Repeat the records word for word, excluding any picture.

(Code that draws figures)
== == ==

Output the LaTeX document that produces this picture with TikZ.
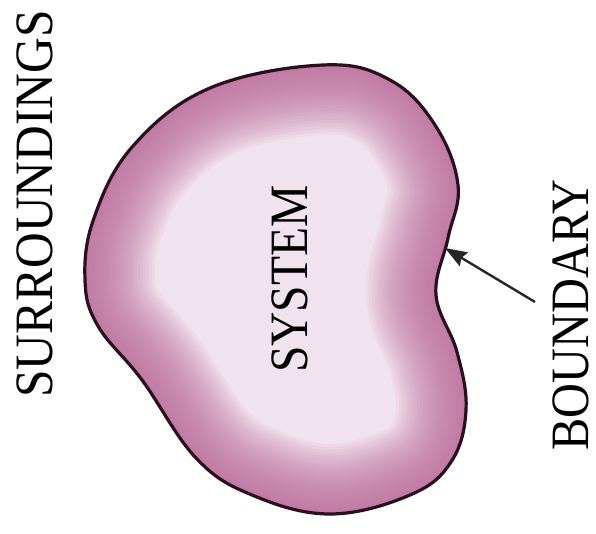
\documentclass[tikz,border=0pt]{standalone}
\usepackage{fontspec}
\setmainfont{Liberation Serif}
\usetikzlibrary{arrows.meta}
\definecolor{edgepink}{HTML}{BE6E9C}
\definecolor{lightpink}{HTML}{F1E3EE}
\definecolor{outline}{HTML}{2A0F1E}
\def\blobpath{plot[smooth cycle, tension=0.65] coordinates {(323,65) (390,80) (435,125) (458,185) (448,238) (436,295) (457,352) (466,410) (451,462) (410,495) (330,514) (252,495) (196,458) (142,380) (98,326) (85,280) (94,218) (133,146) (210,88)}}
\tikzset{
  lbl/.style={inner sep=0pt, rotate=90, text=black, font=\fontsize{54}{60}\selectfont},
  bnd/.style={draw=outline, line width=3.2pt, line join=round},
  pointer/.style={draw=black!85, line width=2.4pt, -{Stealth[length=22pt,width=16pt,inset=3pt]}}
}
\begin{document}
\begin{tikzpicture}[x=1pt,y=-1pt]
\useasboundingbox (0,0) rectangle (596,534);
\begin{scope}
  \clip \blobpath;
  \fill[lightpink] (0,0) rectangle (596,534);
  \foreach \w in {140,134,...,8} {
    \draw[edgepink, line width=\w pt, opacity=0.075] \blobpath;
  }
\end{scope}
\draw[bnd] \blobpath;
\node[lbl] (surr) at (35,204) {\scalebox{0.915}[1]{SURROUNDINGS}};
\node[lbl] (sys) at (290,279) {\scalebox{0.88}[1]{SYSTEM}};
\node[lbl] (bound) at (571,315) {\scalebox{0.895}[1]{BOUNDARY}};
\coordinate (tail) at (535,302);
\coordinate (tip) at (445,248);
\draw[pointer] (tail) -- (tip);
\end{tikzpicture}
\end{document}
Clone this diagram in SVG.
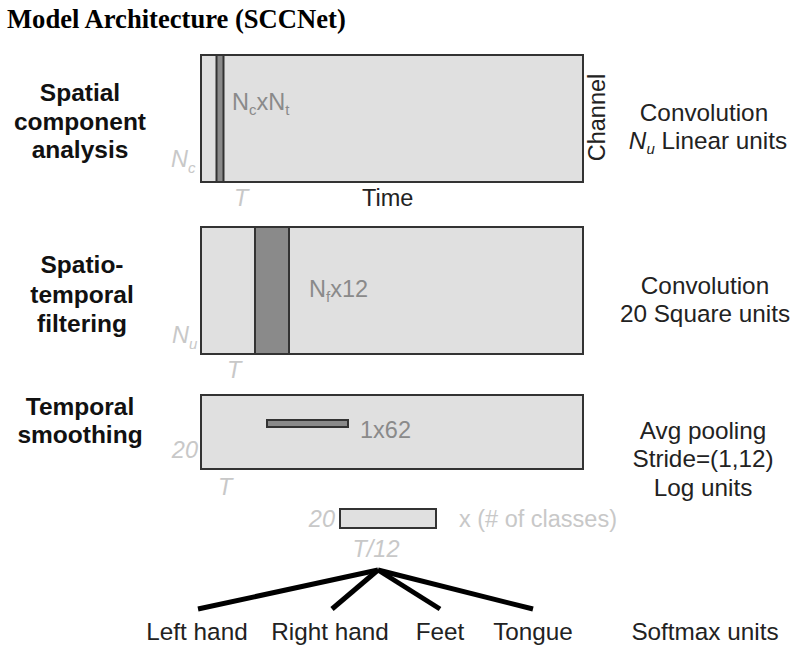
<svg xmlns="http://www.w3.org/2000/svg" width="810" height="655" viewBox="0 0 810 655">
<style>
.box{fill:#e0e0e0;stroke:#333;stroke-width:2}
.krn{fill:#8a8a8a;stroke:#333;stroke-width:2}
.t{font-family:"Liberation Sans",Arial,sans-serif;font-size:23.5px}
.lbl{font-family:"Liberation Sans",Arial,sans-serif;font-size:24.5px;font-weight:bold;fill:#111;text-anchor:middle}
.rt{font-family:"Liberation Sans",Arial,sans-serif;font-size:24.3px;fill:#222;text-anchor:middle}
.gray{fill:#8a8a8a}
.lg{fill:#c8c8c8;font-style:italic}
.dk{fill:#222}
.sub{font-size:15px}
.conn{stroke:#000;stroke-width:5;fill:none}
</style>
<rect width="810" height="655" fill="#fff"/>
<text x="7" y="28" font-family="Liberation Serif,'Times New Roman',serif" font-size="26.6" font-weight="bold" fill="#000">Model Architecture (SCCNet)</text>

<g id="label-spatial">
<text class="lbl" x="80" y="101">Spatial</text>
<text class="lbl" x="80" y="130">component</text>
<text class="lbl" x="80" y="158">analysis</text>
</g>
<g id="label-spatiotemporal">
<text class="lbl" x="82" y="273">Spatio-</text>
<text class="lbl" x="82" y="303">temporal</text>
<text class="lbl" x="82" y="332">filtering</text>
</g>
<g id="label-smoothing">
<text class="lbl" x="80" y="415">Temporal</text>
<text class="lbl" x="80" y="443">smoothing</text>
</g>

<g id="layer1">
<rect class="box" x="201" y="55" width="382" height="127"/>
<rect class="krn" x="216.5" y="55" width="7" height="127"/>
<text class="t gray" x="232" y="110">N<tspan class="sub" dy="5">c</tspan><tspan dy="-5">xN</tspan><tspan class="sub" dy="5">t</tspan></text>
<text class="t lg" x="171" y="167">N<tspan class="sub" dy="6">c</tspan></text>
<text class="t lg" x="234" y="206">T</text>
<text class="t dk" x="362" y="206">Time</text>
<text class="t dk" transform="translate(605,117.5) rotate(-90)" text-anchor="middle">Channel</text>
</g>
<g id="desc1">
<text class="rt" x="704" y="121">Convolution</text>
<text class="rt" x="708" y="149"><tspan font-style="italic">N</tspan><tspan class="sub" font-style="italic" dy="5">u</tspan><tspan dy="-5"> Linear units</tspan></text>
</g>

<g id="layer2">
<rect class="box" x="201" y="227" width="382" height="127"/>
<rect class="krn" x="255" y="227" width="34" height="127"/>
<text class="t gray" x="309" y="297">N<tspan class="sub" dy="5">f</tspan><tspan dy="-5">x12</tspan></text>
<text class="t lg" x="172" y="343">N<tspan class="sub" dy="6">u</tspan></text>
<text class="t lg" x="227" y="378">T</text>
</g>
<g id="desc2">
<text class="rt" x="705" y="294">Convolution</text>
<text class="rt" x="705" y="322">20 Square units</text>
</g>

<g id="layer3">
<rect class="box" x="201" y="395" width="382" height="74"/>
<rect class="krn" x="267" y="420" width="81" height="7"/>
<text class="t gray" x="360" y="438">1x62</text>
<text class="t lg" x="198" y="458" text-anchor="end">20</text>
<text class="t lg" x="218" y="495">T</text>
</g>
<g id="desc3">
<text class="rt" x="703" y="439">Avg pooling</text>
<text class="rt" x="703" y="467">Stride=(1,12)</text>
<text class="rt" x="703" y="496">Log units</text>
</g>

<g id="layer4">
<rect class="box" x="340" y="509" width="96" height="19"/>
<text class="t lg" x="335" y="527" text-anchor="end">20</text>
<text class="t" font-size="24.5" fill="#c8c8c8" x="459" y="527">x (# of classes)</text>
<text class="t lg" x="376" y="557" text-anchor="middle">T/12</text>
</g>

<g id="connectors">
<line class="conn" x1="378" y1="570" x2="198" y2="609"/>
<line class="conn" x1="378" y1="570" x2="332" y2="609"/>
<line class="conn" x1="378" y1="570" x2="440" y2="609"/>
<line class="conn" x1="378" y1="570" x2="533" y2="609"/>
</g>

<g id="out-left"><text class="rt" x="197" y="640">Left hand</text></g>
<g id="out-right"><text class="rt" x="330" y="640">Right hand</text></g>
<g id="out-feet"><text class="rt" x="440" y="640">Feet</text></g>
<g id="out-tongue"><text class="rt" x="533" y="640">Tongue</text></g>
<g id="desc4"><text class="rt" x="705" y="640">Softmax units</text></g>
</svg>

== == ==

[Answer below]
Output the LaTeX document that produces this picture with TikZ.
\documentclass[tikz,border=0pt]{standalone}
\usepackage{fontspec}
\setmainfont{Liberation Serif}
\usetikzlibrary{arrows.meta}
\definecolor{edgepink}{HTML}{BE6E9C}
\definecolor{lightpink}{HTML}{F1E3EE}
\definecolor{outline}{HTML}{2A0F1E}
\def\blobpath{plot[smooth cycle, tension=0.65] coordinates {(323,65) (390,80) (435,125) (458,185) (448,238) (436,295) (457,352) (466,410) (451,462) (410,495) (330,514) (252,495) (196,458) (142,380) (98,326) (85,280) (94,218) (133,146) (210,88)}}
\tikzset{
  lbl/.style={inner sep=0pt, rotate=90, text=black, font=\fontsize{54}{60}\selectfont},
  bnd/.style={draw=outline, line width=3.2pt, line join=round},
  pointer/.style={draw=black!85, line width=2.4pt, -{Stealth[length=22pt,width=16pt,inset=3pt]}}
}
\begin{document}
\begin{tikzpicture}[x=1pt,y=-1pt]
\useasboundingbox (0,0) rectangle (596,534);
\begin{scope}
  \clip \blobpath;
  \fill[lightpink] (0,0) rectangle (596,534);
  \foreach \w in {140,134,...,8} {
    \draw[edgepink, line width=\w pt, opacity=0.075] \blobpath;
  }
\end{scope}
\draw[bnd] \blobpath;
\node[lbl] (surr) at (35,204) {\scalebox{0.915}[1]{SURROUNDINGS}};
\node[lbl] (sys) at (290,279) {\scalebox{0.88}[1]{SYSTEM}};
\node[lbl] (bound) at (571,315) {\scalebox{0.895}[1]{BOUNDARY}};
\coordinate (tail) at (535,302);
\coordinate (tip) at (445,248);
\draw[pointer] (tail) -- (tip);
\end{tikzpicture}
\end{document}
Clone this diagram in SVG.
<svg xmlns="http://www.w3.org/2000/svg" width="810" height="655" viewBox="0 0 810 655">
<style>
.box{fill:#e0e0e0;stroke:#333;stroke-width:2}
.krn{fill:#8a8a8a;stroke:#333;stroke-width:2}
.t{font-family:"Liberation Sans",Arial,sans-serif;font-size:23.5px}
.lbl{font-family:"Liberation Sans",Arial,sans-serif;font-size:24.5px;font-weight:bold;fill:#111;text-anchor:middle}
.rt{font-family:"Liberation Sans",Arial,sans-serif;font-size:24.3px;fill:#222;text-anchor:middle}
.gray{fill:#8a8a8a}
.lg{fill:#c8c8c8;font-style:italic}
.dk{fill:#222}
.sub{font-size:15px}
.conn{stroke:#000;stroke-width:5;fill:none}
</style>
<rect width="810" height="655" fill="#fff"/>
<text x="7" y="28" font-family="Liberation Serif,'Times New Roman',serif" font-size="26.6" font-weight="bold" fill="#000">Model Architecture (SCCNet)</text>

<g id="label-spatial">
<text class="lbl" x="80" y="101">Spatial</text>
<text class="lbl" x="80" y="130">component</text>
<text class="lbl" x="80" y="158">analysis</text>
</g>
<g id="label-spatiotemporal">
<text class="lbl" x="82" y="273">Spatio-</text>
<text class="lbl" x="82" y="303">temporal</text>
<text class="lbl" x="82" y="332">filtering</text>
</g>
<g id="label-smoothing">
<text class="lbl" x="80" y="415">Temporal</text>
<text class="lbl" x="80" y="443">smoothing</text>
</g>

<g id="layer1">
<rect class="box" x="201" y="55" width="382" height="127"/>
<rect class="krn" x="216.5" y="55" width="7" height="127"/>
<text class="t gray" x="232" y="110">N<tspan class="sub" dy="5">c</tspan><tspan dy="-5">xN</tspan><tspan class="sub" dy="5">t</tspan></text>
<text class="t lg" x="171" y="167">N<tspan class="sub" dy="6">c</tspan></text>
<text class="t lg" x="234" y="206">T</text>
<text class="t dk" x="362" y="206">Time</text>
<text class="t dk" transform="translate(605,117.5) rotate(-90)" text-anchor="middle">Channel</text>
</g>
<g id="desc1">
<text class="rt" x="704" y="121">Convolution</text>
<text class="rt" x="708" y="149"><tspan font-style="italic">N</tspan><tspan class="sub" font-style="italic" dy="5">u</tspan><tspan dy="-5"> Linear units</tspan></text>
</g>

<g id="layer2">
<rect class="box" x="201" y="227" width="382" height="127"/>
<rect class="krn" x="255" y="227" width="34" height="127"/>
<text class="t gray" x="309" y="297">N<tspan class="sub" dy="5">f</tspan><tspan dy="-5">x12</tspan></text>
<text class="t lg" x="172" y="343">N<tspan class="sub" dy="6">u</tspan></text>
<text class="t lg" x="227" y="378">T</text>
</g>
<g id="desc2">
<text class="rt" x="705" y="294">Convolution</text>
<text class="rt" x="705" y="322">20 Square units</text>
</g>

<g id="layer3">
<rect class="box" x="201" y="395" width="382" height="74"/>
<rect class="krn" x="267" y="420" width="81" height="7"/>
<text class="t gray" x="360" y="438">1x62</text>
<text class="t lg" x="198" y="458" text-anchor="end">20</text>
<text class="t lg" x="218" y="495">T</text>
</g>
<g id="desc3">
<text class="rt" x="703" y="439">Avg pooling</text>
<text class="rt" x="703" y="467">Stride=(1,12)</text>
<text class="rt" x="703" y="496">Log units</text>
</g>

<g id="layer4">
<rect class="box" x="340" y="509" width="96" height="19"/>
<text class="t lg" x="335" y="527" text-anchor="end">20</text>
<text class="t" font-size="24.5" fill="#c8c8c8" x="459" y="527">x (# of classes)</text>
<text class="t lg" x="376" y="557" text-anchor="middle">T/12</text>
</g>

<g id="connectors">
<line class="conn" x1="378" y1="570" x2="198" y2="609"/>
<line class="conn" x1="378" y1="570" x2="332" y2="609"/>
<line class="conn" x1="378" y1="570" x2="440" y2="609"/>
<line class="conn" x1="378" y1="570" x2="533" y2="609"/>
</g>

<g id="out-left"><text class="rt" x="197" y="640">Left hand</text></g>
<g id="out-right"><text class="rt" x="330" y="640">Right hand</text></g>
<g id="out-feet"><text class="rt" x="440" y="640">Feet</text></g>
<g id="out-tongue"><text class="rt" x="533" y="640">Tongue</text></g>
<g id="desc4"><text class="rt" x="705" y="640">Softmax units</text></g>
</svg>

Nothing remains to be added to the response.